--- begin ---

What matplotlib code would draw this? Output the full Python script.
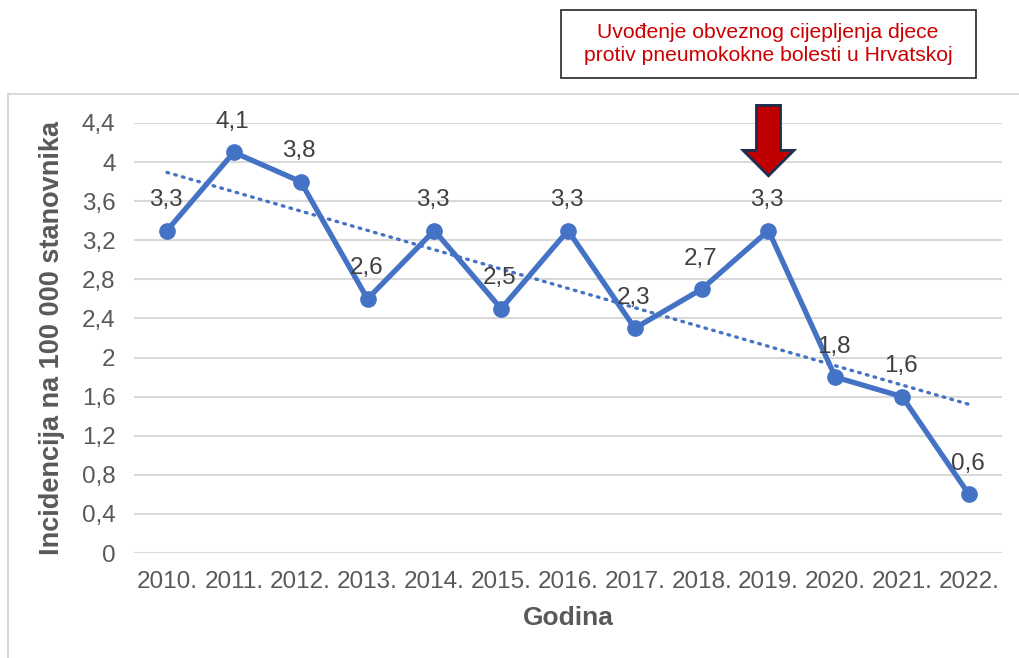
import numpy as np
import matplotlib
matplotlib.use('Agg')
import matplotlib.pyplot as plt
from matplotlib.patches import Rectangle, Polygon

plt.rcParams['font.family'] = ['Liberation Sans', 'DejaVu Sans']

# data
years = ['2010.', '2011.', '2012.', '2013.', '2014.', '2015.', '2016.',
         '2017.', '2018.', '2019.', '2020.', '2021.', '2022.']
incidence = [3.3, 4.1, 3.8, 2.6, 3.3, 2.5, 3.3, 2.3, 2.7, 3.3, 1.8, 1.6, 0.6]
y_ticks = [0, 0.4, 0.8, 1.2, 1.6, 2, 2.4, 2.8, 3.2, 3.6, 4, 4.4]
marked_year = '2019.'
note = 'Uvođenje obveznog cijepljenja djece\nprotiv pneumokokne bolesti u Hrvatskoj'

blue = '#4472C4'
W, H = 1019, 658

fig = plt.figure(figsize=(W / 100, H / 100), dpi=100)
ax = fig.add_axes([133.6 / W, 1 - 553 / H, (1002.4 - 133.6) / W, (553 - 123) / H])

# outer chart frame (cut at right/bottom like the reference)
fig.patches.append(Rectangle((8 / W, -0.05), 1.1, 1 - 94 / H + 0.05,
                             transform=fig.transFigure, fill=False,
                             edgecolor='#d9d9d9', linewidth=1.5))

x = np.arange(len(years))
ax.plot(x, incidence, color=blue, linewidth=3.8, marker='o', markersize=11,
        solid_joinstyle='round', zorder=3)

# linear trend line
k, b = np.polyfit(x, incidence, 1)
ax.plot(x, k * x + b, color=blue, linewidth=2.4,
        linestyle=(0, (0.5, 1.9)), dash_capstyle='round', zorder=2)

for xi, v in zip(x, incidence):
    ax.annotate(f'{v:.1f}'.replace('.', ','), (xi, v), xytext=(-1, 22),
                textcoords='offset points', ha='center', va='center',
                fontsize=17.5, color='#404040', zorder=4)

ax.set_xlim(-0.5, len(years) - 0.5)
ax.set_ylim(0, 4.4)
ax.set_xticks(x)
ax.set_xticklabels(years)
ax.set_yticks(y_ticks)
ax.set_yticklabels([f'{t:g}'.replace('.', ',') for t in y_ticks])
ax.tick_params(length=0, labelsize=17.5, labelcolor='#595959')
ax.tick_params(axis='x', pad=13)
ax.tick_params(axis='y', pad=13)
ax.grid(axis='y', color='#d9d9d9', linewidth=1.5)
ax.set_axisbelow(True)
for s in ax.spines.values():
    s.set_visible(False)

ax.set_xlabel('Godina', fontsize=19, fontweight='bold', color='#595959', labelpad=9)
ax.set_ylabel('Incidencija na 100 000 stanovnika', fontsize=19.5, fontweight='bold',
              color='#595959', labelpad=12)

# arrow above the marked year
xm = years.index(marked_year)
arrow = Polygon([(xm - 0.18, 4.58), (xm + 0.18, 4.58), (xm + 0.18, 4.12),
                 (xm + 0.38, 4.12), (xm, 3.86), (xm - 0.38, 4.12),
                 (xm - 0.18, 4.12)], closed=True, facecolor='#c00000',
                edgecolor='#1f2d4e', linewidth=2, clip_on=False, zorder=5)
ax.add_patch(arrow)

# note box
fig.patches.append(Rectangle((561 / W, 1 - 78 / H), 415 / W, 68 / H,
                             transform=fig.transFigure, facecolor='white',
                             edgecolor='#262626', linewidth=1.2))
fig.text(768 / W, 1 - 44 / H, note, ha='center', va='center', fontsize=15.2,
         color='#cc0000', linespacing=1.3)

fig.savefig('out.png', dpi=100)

--- end ---

* **TASK GOAL**:
Quote each line of the listing exactly, but leave the pictures out.

* **FULL ANSWER**:
What matplotlib code would draw this? Output the full Python script.
import numpy as np
import matplotlib
matplotlib.use('Agg')
import matplotlib.pyplot as plt
from matplotlib.patches import Rectangle, Polygon

plt.rcParams['font.family'] = ['Liberation Sans', 'DejaVu Sans']

# data
years = ['2010.', '2011.', '2012.', '2013.', '2014.', '2015.', '2016.',
         '2017.', '2018.', '2019.', '2020.', '2021.', '2022.']
incidence = [3.3, 4.1, 3.8, 2.6, 3.3, 2.5, 3.3, 2.3, 2.7, 3.3, 1.8, 1.6, 0.6]
y_ticks = [0, 0.4, 0.8, 1.2, 1.6, 2, 2.4, 2.8, 3.2, 3.6, 4, 4.4]
marked_year = '2019.'
note = 'Uvođenje obveznog cijepljenja djece\nprotiv pneumokokne bolesti u Hrvatskoj'

blue = '#4472C4'
W, H = 1019, 658

fig = plt.figure(figsize=(W / 100, H / 100), dpi=100)
ax = fig.add_axes([133.6 / W, 1 - 553 / H, (1002.4 - 133.6) / W, (553 - 123) / H])

# outer chart frame (cut at right/bottom like the reference)
fig.patches.append(Rectangle((8 / W, -0.05), 1.1, 1 - 94 / H + 0.05,
                             transform=fig.transFigure, fill=False,
                             edgecolor='#d9d9d9', linewidth=1.5))

x = np.arange(len(years))
ax.plot(x, incidence, color=blue, linewidth=3.8, marker='o', markersize=11,
        solid_joinstyle='round', zorder=3)

# linear trend line
k, b = np.polyfit(x, incidence, 1)
ax.plot(x, k * x + b, color=blue, linewidth=2.4,
        linestyle=(0, (0.5, 1.9)), dash_capstyle='round', zorder=2)

for xi, v in zip(x, incidence):
    ax.annotate(f'{v:.1f}'.replace('.', ','), (xi, v), xytext=(-1, 22),
                textcoords='offset points', ha='center', va='center',
                fontsize=17.5, color='#404040', zorder=4)

ax.set_xlim(-0.5, len(years) - 0.5)
ax.set_ylim(0, 4.4)
ax.set_xticks(x)
ax.set_xticklabels(years)
ax.set_yticks(y_ticks)
ax.set_yticklabels([f'{t:g}'.replace('.', ',') for t in y_ticks])
ax.tick_params(length=0, labelsize=17.5, labelcolor='#595959')
ax.tick_params(axis='x', pad=13)
ax.tick_params(axis='y', pad=13)
ax.grid(axis='y', color='#d9d9d9', linewidth=1.5)
ax.set_axisbelow(True)
for s in ax.spines.values():
    s.set_visible(False)

ax.set_xlabel('Godina', fontsize=19, fontweight='bold', color='#595959', labelpad=9)
ax.set_ylabel('Incidencija na 100 000 stanovnika', fontsize=19.5, fontweight='bold',
              color='#595959', labelpad=12)

# arrow above the marked year
xm = years.index(marked_year)
arrow = Polygon([(xm - 0.18, 4.58), (xm + 0.18, 4.58), (xm + 0.18, 4.12),
                 (xm + 0.38, 4.12), (xm, 3.86), (xm - 0.38, 4.12),
                 (xm - 0.18, 4.12)], closed=True, facecolor='#c00000',
                edgecolor='#1f2d4e', linewidth=2, clip_on=False, zorder=5)
ax.add_patch(arrow)

# note box
fig.patches.append(Rectangle((561 / W, 1 - 78 / H), 415 / W, 68 / H,
                             transform=fig.transFigure, facecolor='white',
                             edgecolor='#262626', linewidth=1.2))
fig.text(768 / W, 1 - 44 / H, note, ha='center', va='center', fontsize=15.2,
         color='#cc0000', linespacing=1.3)

fig.savefig('out.png', dpi=100)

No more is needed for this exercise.